Ventana Fotográfica: 1×300 | El Imparcial de Oaxaca
Sueño de un Golfino. Playa de La Escobilla, Oaxaca, 2012. Foto de Jorge Douglas Brandon Pliego. ©

Hay, cariño mío, ciertos seres que parecieran conciliar sin heridas los opuestos de esta vida. Las tortugas, por ejemplo. A nosotros, los humanos, tal vez nos falte tiempo para lograrlo; o tal vez silencio. Si no habláramos tanto, si nos replegáramos tantito detrás de nuestros corazones, si no farfulláramos tantas palabras como si cargáramos siempre con el miedo a que sobrevenga la muerte, quizás, lograríamos caminar sin tanto quebranto.

Las tortugas no rompen huevos al caminar. Los ponen. Viven en el mar y siembran huevos por millares en la tierra: escarban en la arena, los depositan y —con sumo cuidado— los recubren. Luego se marchan. No los incuban. Se regresan al mar porque el mar es su casa. Las tortugas anidan fuera de su casa. Se puede anidar pues fuera de casa.

La casa, la mía, la tuya, la nuestra, no tiene por qué ser de cal y arena. Puede ser de agua, puede ser de sal.

Las tortugas llegan de noche y se marchan de día. Arriban silentes a la playa oscura. No quieren que las vean. Llegan cargando en su lomo las estrellas. Ya vacías, cuando el cielo se abre en dos y se asoma el sol, asen las olas y se van. La noche, cariño, no sirve solamente para trepanar el vacío. Sirve también para envolver millares de embriones alistándose para largas travesías.

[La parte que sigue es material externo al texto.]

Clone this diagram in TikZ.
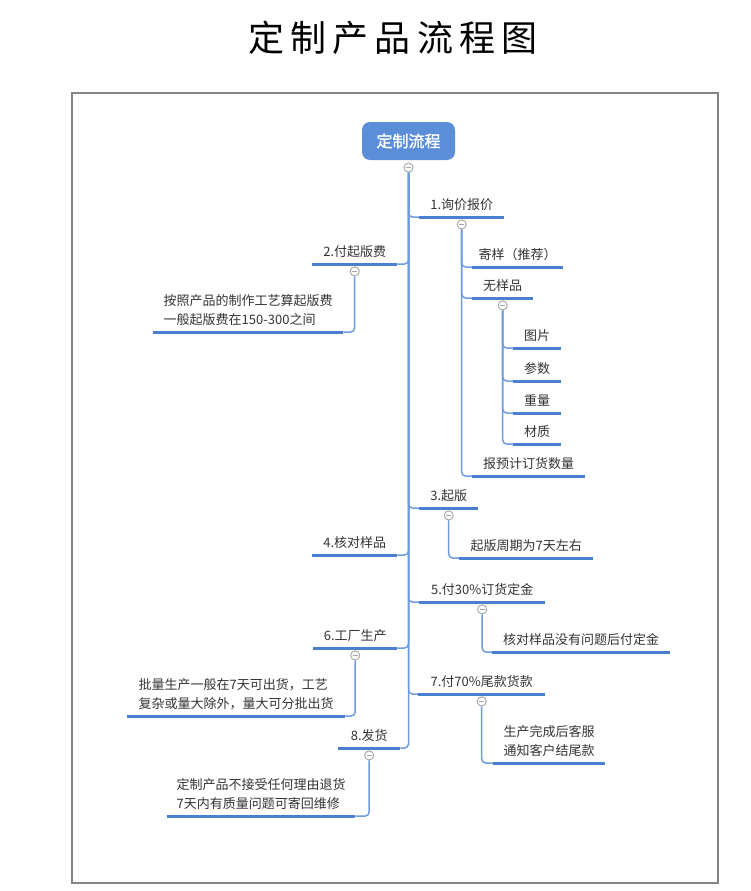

Las tortugas siempre están partiendo: de adulta y de cría, al desovar y al nacer, caminan tras el brillo del océano. Ahí se sumergen, ahí nadan, ahí se abrazan. Sin embargo, saben igualmente de retorno: cuando están cargadas de huevos, emergen para poner ahí, justo ahí, en la playa donde ellas mismas iniciaron su camino original. Como péndulo. Como ofrenda. Como tributo. Partir no es igual que el olvido… ¿no es así, amor mío?